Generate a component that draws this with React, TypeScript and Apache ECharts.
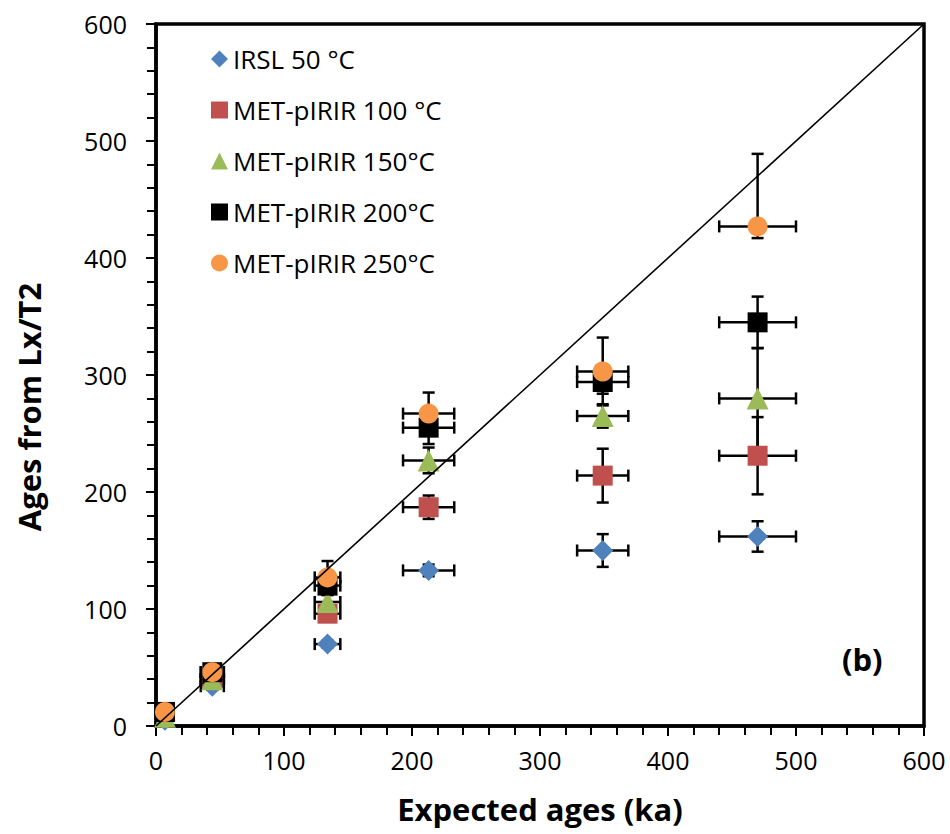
import { useEffect, useRef } from 'react';
import * as echarts from 'echarts';

// Expected ages (ka) and their x errors
const expectedAges = [7, 44, 134, 213, 349, 470];
const expectedErr = [5, 9, 10, 20, 20, 30];

const seriesNames = ['IRSL 50 °C', 'MET-pIRIR 100 °C', 'MET-pIRIR 150°C', 'MET-pIRIR 200°C', 'MET-pIRIR 250°C'];
const seriesColors = ['#4F81BD', '#C0504D', '#9BBB59', '#000000', '#F79646'];
const seriesSymbols = ['diamond', 'rect', 'triangle', 'rect', 'circle'];
const seriesSymbolSizes = [21, 20, 22, 20, 20];

const irsl50 = [5, 34, 70, 133, 150, 162];
const irsl50ErrPlus = [2, 3, 3, 5, 14, 13];
const irsl50ErrMinus = [2, 3, 3, 5, 14, 13];

const met100 = [12, 40, 96, 187, 214, 231];
const met100ErrPlus = [3, 4, 5, 10, 23, 33];
const met100ErrMinus = [3, 4, 5, 10, 23, 33];

const met150 = [8, 40, 106, 227, 265, 280];
const met150ErrPlus = [2, 4, 6, 11, 10, 43];
const met150ErrMinus = [2, 4, 6, 11, 10, 43];

const met200 = [12, 46, 120, 255, 294, 345];
const met200ErrPlus = [3, 5, 8, 14, 10, 22];
const met200ErrMinus = [3, 5, 8, 14, 10, 22];

const met250 = [12, 46, 127, 267, 303, 427];
const met250ErrPlus = [3, 5, 14, 18, 29, 62];
const met250ErrMinus = [3, 5, 14, 18, 29, 10];

const xTicks = { min: 0, max: 600, interval: 100 };
const yTicks = { min: 0, max: 600, interval: 100 };

const xTitle = 'Expected ages (ka)';
const yTitle = 'Ages from Lx/T2';
const panelLabel = '(b)';

const FONT = 'Open Sans';

export default function App() {
  const ref = useRef<HTMLDivElement>(null);

  useEffect(() => {
    document.body.style.margin = '0';
    if (!ref.current) return;
    const chart = echarts.init(ref.current, null, { renderer: 'svg' });

    const values = [irsl50, met100, met150, met200, met250];
    const plus = [irsl50ErrPlus, met100ErrPlus, met150ErrPlus, met200ErrPlus, met250ErrPlus];
    const minus = [irsl50ErrMinus, met100ErrMinus, met150ErrMinus, met200ErrMinus, met250ErrMinus];

    const series: any[] = [];
    values.forEach((vals, si) => {
      series.push({
        type: 'custom',
        name: 'err' + si,
        z: 2,
        silent: true,
        encode: { x: 0, y: 1 },
        data: vals.map((v, i) => [expectedAges[i], v, minus[si][i], plus[si][i], expectedErr[i]]),
        renderItem: (params: any, api: any) => {
          const x = api.value(0);
          const y = api.value(1);
          const ym = api.value(2);
          const yp = api.value(3);
          const xe = api.value(4);
          const c = api.coord([x, y]);
          const top = api.coord([x, y + yp]);
          const bot = api.coord([x, y - ym]);
          const l = api.coord([x - xe, y]);
          const r = api.coord([x + xe, y]);
          const cap = 6;
          const st = { stroke: '#000', lineWidth: 2.5 };
          const ln = (x1: number, y1: number, x2: number, y2: number) => ({
            type: 'line',
            shape: { x1, y1, x2, y2 },
            style: st,
          });
          return {
            type: 'group',
            children: [
              ln(c[0], top[1], c[0], bot[1]),
              ln(c[0] - cap, top[1], c[0] + cap, top[1]),
              ln(c[0] - cap, bot[1], c[0] + cap, bot[1]),
              ln(l[0], c[1], r[0], c[1]),
              ln(l[0], c[1] - cap, l[0], c[1] + cap),
              ln(r[0], c[1] - cap, r[0], c[1] + cap),
            ],
          };
        },
      });
    });
    values.forEach((vals, si) => {
      series.push({
        type: 'scatter',
        name: seriesNames[si],
        z: 3,
        symbol: seriesSymbols[si],
        symbolSize: seriesSymbolSizes[si],
        itemStyle: { color: seriesColors[si], opacity: 1 },
        data: vals.map((v, i) => [expectedAges[i], v]),
      });
    });
    series.push({
      type: 'line',
      name: '1:1',
      z: 5,
      symbol: 'none',
      silent: true,
      lineStyle: { color: '#000', width: 1.6 },
      data: [[xTicks.min, yTicks.min], [xTicks.max, yTicks.max]],
    });

    const axisCommon = {
      type: 'value',
      axisLine: { show: true, lineStyle: { color: '#000', width: 3.5 } },
      axisTick: { show: true, inside: false, length: 10, lineStyle: { color: '#000', width: 2 } },
      minorTick: { show: true, splitNumber: 5, length: 9, lineStyle: { color: '#000', width: 2 } },
      splitLine: { show: false },
      minorSplitLine: { show: false },
    };

    chart.setOption({
      animation: false,
      backgroundColor: '#fff',
      grid: {
        left: 156,
        right: 26,
        top: 24,
        bottom: 108,
        show: true,
        borderColor: '#000',
        borderWidth: 3.5,
        containLabel: false,
      },
      legend: {
        data: seriesNames,
        orient: 'vertical',
        left: 206,
        top: 41,
        itemWidth: 17,
        itemHeight: 17,
        itemGap: 25,
        textStyle: { fontFamily: FONT, fontSize: 26, color: '#000', lineHeight: 25 },
      },
      xAxis: {
        ...axisCommon,
        min: xTicks.min,
        max: xTicks.max,
        interval: xTicks.interval,
        axisLabel: { color: '#000', fontFamily: FONT, fontSize: 25, margin: 21 },
        name: xTitle,
        nameLocation: 'middle',
        nameGap: 67,
        nameTextStyle: { color: '#000', fontFamily: FONT, fontSize: 31, fontWeight: 'bold' },
      },
      yAxis: {
        ...axisCommon,
        min: yTicks.min,
        max: yTicks.max,
        interval: yTicks.interval,
        axisLabel: { color: '#000', fontFamily: FONT, fontSize: 25, margin: 29 },
      },
      graphic: [
        {
          type: 'text',
          x: 29,
          y: 407,
          rotation: Math.PI / 2,
          style: {
            text: yTitle,
            fontFamily: FONT,
            fontSize: 31,
            fontWeight: 'bold',
            fill: '#000',
            align: 'center',
            verticalAlign: 'middle',
          },
        },
        {
          type: 'text',
          left: 842,
          top: 643,
          style: { text: panelLabel, fontFamily: FONT, fontSize: 31, fontWeight: 'bold', fill: '#000' },
        },
      ],
      series,
    });

    return () => chart.dispose();
  }, []);

  return <div ref={ref} style={{ width: 950, height: 834 }} />;
}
┄┄┄┄┄┄┄┄┄┄
### WRITTEN TASK:
Please extract exactly the lines of the data, from the first through the line containing "met150ErrMinus, met200ErrMinus, met250ErrMinus];", and add no pictures to the copy.

### COMPLETED TASK:
Generate a component that draws this with React, TypeScript and Apache ECharts.
import { useEffect, useRef } from 'react';
import * as echarts from 'echarts';

// Expected ages (ka) and their x errors
const expectedAges = [7, 44, 134, 213, 349, 470];
const expectedErr = [5, 9, 10, 20, 20, 30];

const seriesNames = ['IRSL 50 °C', 'MET-pIRIR 100 °C', 'MET-pIRIR 150°C', 'MET-pIRIR 200°C', 'MET-pIRIR 250°C'];
const seriesColors = ['#4F81BD', '#C0504D', '#9BBB59', '#000000', '#F79646'];
const seriesSymbols = ['diamond', 'rect', 'triangle', 'rect', 'circle'];
const seriesSymbolSizes = [21, 20, 22, 20, 20];

const irsl50 = [5, 34, 70, 133, 150, 162];
const irsl50ErrPlus = [2, 3, 3, 5, 14, 13];
const irsl50ErrMinus = [2, 3, 3, 5, 14, 13];

const met100 = [12, 40, 96, 187, 214, 231];
const met100ErrPlus = [3, 4, 5, 10, 23, 33];
const met100ErrMinus = [3, 4, 5, 10, 23, 33];

const met150 = [8, 40, 106, 227, 265, 280];
const met150ErrPlus = [2, 4, 6, 11, 10, 43];
const met150ErrMinus = [2, 4, 6, 11, 10, 43];

const met200 = [12, 46, 120, 255, 294, 345];
const met200ErrPlus = [3, 5, 8, 14, 10, 22];
const met200ErrMinus = [3, 5, 8, 14, 10, 22];

const met250 = [12, 46, 127, 267, 303, 427];
const met250ErrPlus = [3, 5, 14, 18, 29, 62];
const met250ErrMinus = [3, 5, 14, 18, 29, 10];

const xTicks = { min: 0, max: 600, interval: 100 };
const yTicks = { min: 0, max: 600, interval: 100 };

const xTitle = 'Expected ages (ka)';
const yTitle = 'Ages from Lx/T2';
const panelLabel = '(b)';

const FONT = 'Open Sans';

export default function App() {
  const ref = useRef<HTMLDivElement>(null);

  useEffect(() => {
    document.body.style.margin = '0';
    if (!ref.current) return;
    const chart = echarts.init(ref.current, null, { renderer: 'svg' });

    const values = [irsl50, met100, met150, met200, met250];
    const plus = [irsl50ErrPlus, met100ErrPlus, met150ErrPlus, met200ErrPlus, met250ErrPlus];
    const minus = [irsl50ErrMinus, met100ErrMinus, met150ErrMinus, met200ErrMinus, met250ErrMinus];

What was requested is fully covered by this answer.